Starting his career on home ground, he became aware of the number of international laws being introduced to gain information from customers and new questions emerging about terrorism and the proceeds of crime. Stephen was stunned by the lengths that people would go to to cover their tracks and knew he needed to up his game.

He decided he needed an MBA and picked Lancaster because of its continuous learning programme and because the brochure told him he would be one of 75 students from 22 countries. Its rural location also appealed.

Arriving at Lancaster in the rain was a shock, and Stephen admits that returning to study (and living in halls) was tough. Everything changed on an MBA night out in downtown Lancaster two weeks into the course, when he developed friendships with people from Italy, Greece, Mexico and India, many of which he retains to this day.

Academically the MBA was like a full-time job, with lectures 8am to 6pm and a new course every two weeks - each one requiring the completion of a 5,000-word paper. The intensity of the workload was sometimes overwhelming, but regular meetings in the university bar for last orders with his fellow students provided the mutual support they all needed to succeed.

“I was excited about using what I had learned,” he says. Especially useful was a year-long programme reflecting on each course, and providing the learning tools, new concepts and assistance to make the most of it. He sees it as almost a training in project management.

Another winning ingredient to his Lancaster year was the real-life project, for which students had to bid. He and four others took on a change management programme involving a German and a UK company based in Brussels, requiring focus groups with workers at manufacturing plants as well as flying to Brussels to interview the board of directors. It was a steep learning curve, resulting in a 75,000-word dissertation.

He went back to the Cayman Islands and CIMA. Soon after his graduation from Lancaster,  the OECD blacklisting of his tax haven home in 2000 focused the young Stephen’s interest in combating money laundering and the financing of terrorism, and he says: “I never looked back!”

Strengthened by his Lancaster MBA, he managed to gain his longed-for move to Canada - first with the Bank of Nova Scotia as a senior manager responsible for policies and procedures for combatting money laundering.  His move to JP Morgan Chase in Toronto, initially as a Director of Compliance and then Chief Anti-Money Laundering Officer, focused him on all aspects of AML and ATF, operating under US and Canadian law.

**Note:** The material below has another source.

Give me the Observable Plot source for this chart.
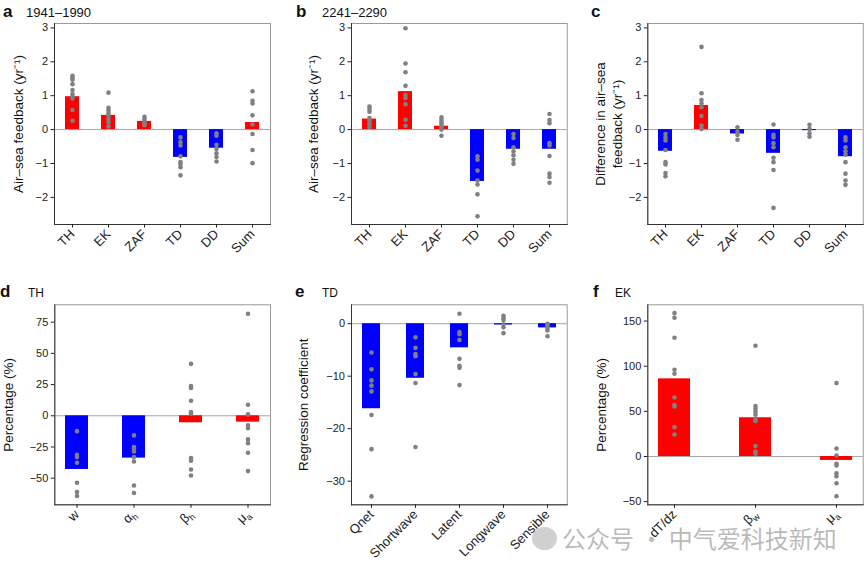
<!DOCTYPE html>
<html><head><meta charset="utf-8">
<script src="https://cdn.jsdelivr.net/npm/d3@7"></script>
<script src="https://cdn.jsdelivr.net/npm/@observablehq/plot@0.6"></script>
<style>
body{margin:0;background:#fff;font-family:"Liberation Sans",Arial,sans-serif;}
#wrap{position:relative;width:864px;height:572px;overflow:hidden;background:#fff;}
.panel{position:absolute;}
.txt{position:absolute;line-height:1;white-space:nowrap;color:#111;}
</style></head><body><div id="wrap"></div>
<script>
// ---------------- data ----------------
const catsTop = ["TH", "EK", "ZAF", "TD", "DD", "Sum"];

const effectA = ["amplifying", "amplifying", "amplifying", "damping", "damping", "amplifying"];
const barsA = [0.97, 0.42, 0.24, -0.82, -0.55, 0.21];
const dotsA = [
  [1.59, 1.54, 1.47, 1.34, 1.17, 1.05, 0.98, 0.92, 0.58, 0.26],
  [1.09, 0.64, 0.56, 0.48, 0.41, 0.31, 0.22, 0.09],
  [0.38, 0.31, 0.25, 0.19, 0.13],
  [-0.23, -0.37, -0.47, -0.79, -0.96, -1.03, -1.11, -1.35],
  [-0.11, -0.18, -0.45, -0.57, -0.70, -0.81, -0.94],
  [1.13, 0.85, 0.77, 0.42, 0.15, -0.13, -0.60, -0.99]
];

const effectB = ["amplifying", "amplifying", "amplifying", "damping", "damping", "damping"];
const barsB = [0.31, 1.12, 0.10, -1.53, -0.58, -0.58];
const dotsB = [
  [0.68, 0.61, 0.53, 0.34, 0.26, 0.17, 0.07],
  [2.99, 1.95, 1.69, 1.29, 1.02, 0.93, 0.75, 0.29, 0.11],
  [0.36, 0.28, 0.22, 0.15, 0.07, 0.0, -0.18],
  [-0.79, -0.89, -1.21, -1.50, -1.62, -1.91, -2.56],
  [-0.13, -0.25, -0.52, -0.64, -0.76, -0.89, -1.01],
  [0.46, 0.28, 0.19, -0.40, -0.47, -0.78, -1.30, -1.40, -1.57]
];

const effectC = ["damping", "amplifying", "damping", "damping", "damping", "damping"];
const barsC = [-0.64, 0.71, -0.13, -0.70, -0.03, -0.80];
const dotsC = [
  [-0.13, -0.23, -0.32, -0.60, -0.96, -1.03, -1.28, -1.38],
  [2.44, 1.07, 0.87, 0.77, 0.66, 0.40, 0.12, 0.02],
  [0.07, -0.06, -0.16, -0.30],
  [0.15, -0.15, -0.23, -0.40, -0.52, -0.83, -0.96, -1.19, -2.31],
  [0.14, 0.02, -0.11, -0.21],
  [-0.23, -0.32, -0.52, -0.64, -0.74, -0.96, -1.30, -1.50, -1.63]
];

const catsD = ["w", "α_h", "β_h", "μ_a"];
const effectD = ["damping", "damping", "amplifying", "amplifying"];
const barsD = [-43, -33.9, -5.6, -5.1];
const dotsD = [
  [-12.3, -31.2, -33.1, -37.6, -53.6, -61.1, -64.3],
  [-15.7, -25.1, -26.4, -28.6, -33.1, -36.6, -55.8, -61.9],
  [41.6, 23.8, 22.2, 12, 2.9, 1.6, -33.9, -36, -43, -47.8],
  [81.7, 8.8, 1.1, -7.7, -9.9, -18.9, -21.9, -29.6, -44.3]
];

const catsE = ["Qnet", "Shortwave", "Latent", "Longwave", "Sensible"];
const effectE = ["damping", "damping", "damping", "damping", "damping"];
const barsE = [-16.2, -10.4, -4.6, -0.25, -0.8];
const dotsE = [
  [-5.5, -8.7, -10.8, -11.8, -12.9, -17.4, -23.9, -32.9],
  [-2.6, -4.6, -5.8, -6.2, -9.6, -11.3, -23.5],
  [1.9, -1.6, -2.0, -3.1, -6.7, -8.0, -8.4, -11.7],
  [1.5, 1.1, 0.7, -0.1, -0.7, -1.8],
  [0, -0.3, -0.8, -1.3, -2.4]
];

const catsF = ["dT/dz", "β_w", "μ_a"];
const effectF = ["amplifying", "amplifying", "amplifying"];
const barsF = [86, 42.9, -4.4];
const dotsF = [
  [158.8, 153.7, 131.5, 96, 91.6, 65.4, 56.9, 55.4, 32.5, 24.4],
  [122.6, 55.8, 52.8, 49.9, 46.2, 40.6, 39.2, 11.5, 5.5, 3],
  [81.3, 8.9, 1.1, -8.1, -10, -18.5, -21.8, -29.6, -44]
];

const ticksTop = [-2, -1, 0, 1, 2, 3];
const ticksD = [-50, -25, 0, 25, 50, 75];
const ticksE = [-30, -20, -10, 0];
const ticksF = [-50, 0, 50, 100, 150];

const letters = ["a", "b", "c", "d", "e", "f"];
const subtitles = ["1941–1990", "2241–2290", "", "TH", "TD", "EK"];
const yLabels = [
  "Air–sea feedback (yr⁻¹)",
  "Air–sea feedback (yr⁻¹)",
  "Difference in air–sea\nfeedback (yr⁻¹)",
  "Percentage (%)",
  "Regression coefficient",
  "Percentage (%)"
];
const watermark = "公众号 · 中气爱科技新知";

// ---------------- drawing ----------------
const wrap = document.getElementById("wrap");
const FONT = "'Liberation Sans', Arial, sans-serif";
const fmtTick = d => (d < 0 ? "−" : "") + Math.abs(d);

function addText(x, baseline, text, size, weight) {
  const d = document.createElement("div");
  d.className = "txt";
  d.style.left = x + "px";
  d.style.top = (baseline - 0.85 * size) + "px";
  d.style.fontSize = size + "px";
  d.style.fontWeight = weight || "normal";
  d.textContent = text;
  wrap.appendChild(d);
}

function subscriptTicks(svg) {
  svg.querySelectorAll('g[aria-label="x-axis tick label"] text').forEach(t => {
    const s = t.textContent;
    if (!s.includes("_")) return;
    const [base, sub] = s.split("_");
    while (t.firstChild) t.removeChild(t.firstChild);
    const a = document.createElementNS("http://www.w3.org/2000/svg", "tspan");
    a.textContent = base;
    const b = document.createElementNS("http://www.w3.org/2000/svg", "tspan");
    b.textContent = sub;
    b.setAttribute("font-size", "9");
    b.setAttribute("dy", "3");
    t.appendChild(a); t.appendChild(b);
  });
}

function panel(o) {
  const n = o.cats.length;
  const barData = o.cats.map((c, i) => ({cat: c, value: o.bars[i], effect: o.effect[i]}));
  const dotData = o.cats.flatMap((c, i) => o.dots[i].map(v => ({cat: c, value: v})));
  const svg = Plot.plot({
    width: o.width, height: o.height,
    marginTop: o.mt, marginBottom: o.mb, marginLeft: o.ml, marginRight: o.mr,
    style: {fontFamily: FONT, fontSize: "11px", color: "#222", background: "transparent", overflow: "visible"},
    x: {type: "band", domain: o.cats, paddingInner: 0.6, paddingOuter: 0.05 * (n - 0.6), label: null},
    y: {domain: o.yDomain, label: null},
    color: {domain: ["amplifying", "damping"], range: ["#ff0000", "#0000ff"]},
    marks: [
      Plot.ruleY([0], {stroke: "#a6a6a6", strokeWidth: 1}),
      Plot.barY(barData, {x: "cat", y: "value", fill: "effect"}),
      Plot.dot(dotData, {x: "cat", y: "value", r: 2.3, fill: "#808080", stroke: "none"}),
      Plot.frame({stroke: "#9a9a9a", strokeWidth: 1}),
      Plot.frame({anchor: "left", stroke: "#333", strokeWidth: 1}),
      Plot.frame({anchor: "bottom", stroke: "#333", strokeWidth: 1}),
      Plot.axisY({ticks: o.yTicks, tickFormat: fmtTick, tickSize: 3.5, tickPadding: 3, fontSize: 11, label: null}),
      Plot.axisX({tickRotate: -45, tickSize: 3.5, tickPadding: 4, fontSize: 13, label: null}),
      Plot.text([o.yLabel], {text: d => d, frameAnchor: "left", dx: o.labelDx, rotate: -90,
        textAnchor: "middle", lineAnchor: "middle", fontSize: 13.5, lineHeight: 1.25, fill: "#111"})
    ]
  });
  subscriptTicks(svg);
  const div = document.createElement("div");
  div.className = "panel";
  div.style.left = o.left + "px";
  div.style.top = o.top + "px";
  div.appendChild(svg);
  wrap.appendChild(div);
}

const topRow = {top: 0, height: 270, mt: 23, mb: 46};
const botRow = {top: 275, height: 297, mt: 29.3, mb: 67.7};

panel({...topRow, left: 0, width: 288, ml: 54, mr: 18, cats: catsTop, bars: barsA, effect: effectA, dots: dotsA,
  yDomain: [-2.8, 3.13], yTicks: ticksTop, yLabel: yLabels[0], labelDx: -36.5});
panel({...topRow, left: 288, width: 288, ml: 63, mr: 9.3, cats: catsTop, bars: barsB, effect: effectB, dots: dotsB,
  yDomain: [-2.8, 3.13], yTicks: ticksTop, yLabel: yLabels[1], labelDx: -39.3});
panel({...topRow, left: 576, width: 288, ml: 71.3, mr: 1.3, cats: catsTop, bars: barsC, effect: effectC, dots: dotsC,
  yDomain: [-2.8, 3.13], yTicks: ticksTop, yLabel: yLabels[2], labelDx: -40});
panel({...botRow, left: 0, width: 288, ml: 54.3, mr: 18, cats: catsD, bars: barsD, effect: effectD, dots: dotsD,
  yDomain: [-71.3, 88.9], yTicks: ticksD, yLabel: yLabels[3], labelDx: -46.8});
panel({...botRow, left: 288, width: 288, ml: 63, mr: 9.3, cats: catsE, bars: barsE, effect: effectE, dots: dotsE,
  yDomain: [-34.5, 3.6], yTicks: ticksE, yLabel: yLabels[4], labelDx: -48.5});
panel({...botRow, left: 576, width: 288, ml: 71.3, mr: 1.3, cats: catsF, bars: barsF, effect: effectF, dots: dotsF,
  yDomain: [-53.5, 168], yTicks: ticksF, yLabel: yLabels[5], labelDx: -47.3});

// panel letters and subtitles
const letterPos = [[3, 17], [296, 17], [591, 17], [0, 297.5], [295, 297.5], [593, 297.5]];
const subPos = [[26, 17], [322, 17], [0, 0], [28, 297.5], [322, 297.5], [615, 297.5]];
const subSize = [13, 13, 13, 12, 12, 12];
letters.forEach((l, i) => {
  addText(letterPos[i][0], letterPos[i][1], l, 17, "bold");
  if (subtitles[i]) addText(subPos[i][0], subPos[i][1], subtitles[i], subSize[i]);
});

// watermark overlay
const ic = document.createElement("div");
ic.style.cssText = "position:absolute;left:532px;top:527px;width:25px;height:23px;border-radius:50%;background:rgba(150,150,150,0.45);";
wrap.appendChild(ic);
const wm = document.createElement("div");
wm.className = "txt";
wm.style.left = "562px"; wm.style.top = "526px";
wm.style.fontSize = "24px";
wm.style.fontFamily = "'Noto Sans CJK SC', sans-serif";
wm.style.color = "rgba(140,140,140,0.6)";
wm.textContent = watermark;
wrap.appendChild(wm);
</script>
</body></html>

Now as Director of Global Anti-Money Laundering Programs in the AML group at CIBC, his daily work is centred on AML/ATF training for 45,000 staff. This means he has to be aware of international regulations, technology and policies, to make sure that training is the best it can be - too much depends on it.

Staff need to be at the cutting edge of AML/ATF concepts such as ‘Bitcoins’ and ‘FinTech’. Keeping ahead of the criminal and terrorism game is a challenge and convincing frontline staff of the growing need to question customers can be awkward too. They have to understand that their state of alert at the front desk of a bank branch could prevent the illicit financing of a terrorist attack killing and maiming hundreds.

Combating terrorism and money laundering is, in Stephen’s words, "not a perfect science" but he is trying to detect and prevent its funding through his own institution. Although he sometimes feels frustrated that he cannot do more, he also frequently reflects with relief about the relevance of what he learned at Lancaster.

“It was building the skills to be better - almost like project management,” he explains.

“I found it very beneficial, because I was constantly reflecting on what I was doing. That has fed into what I do now. Particularly in the more complex projects, I try not to dive in but to take a step back and make sure that I have all the components to create a good finished product.”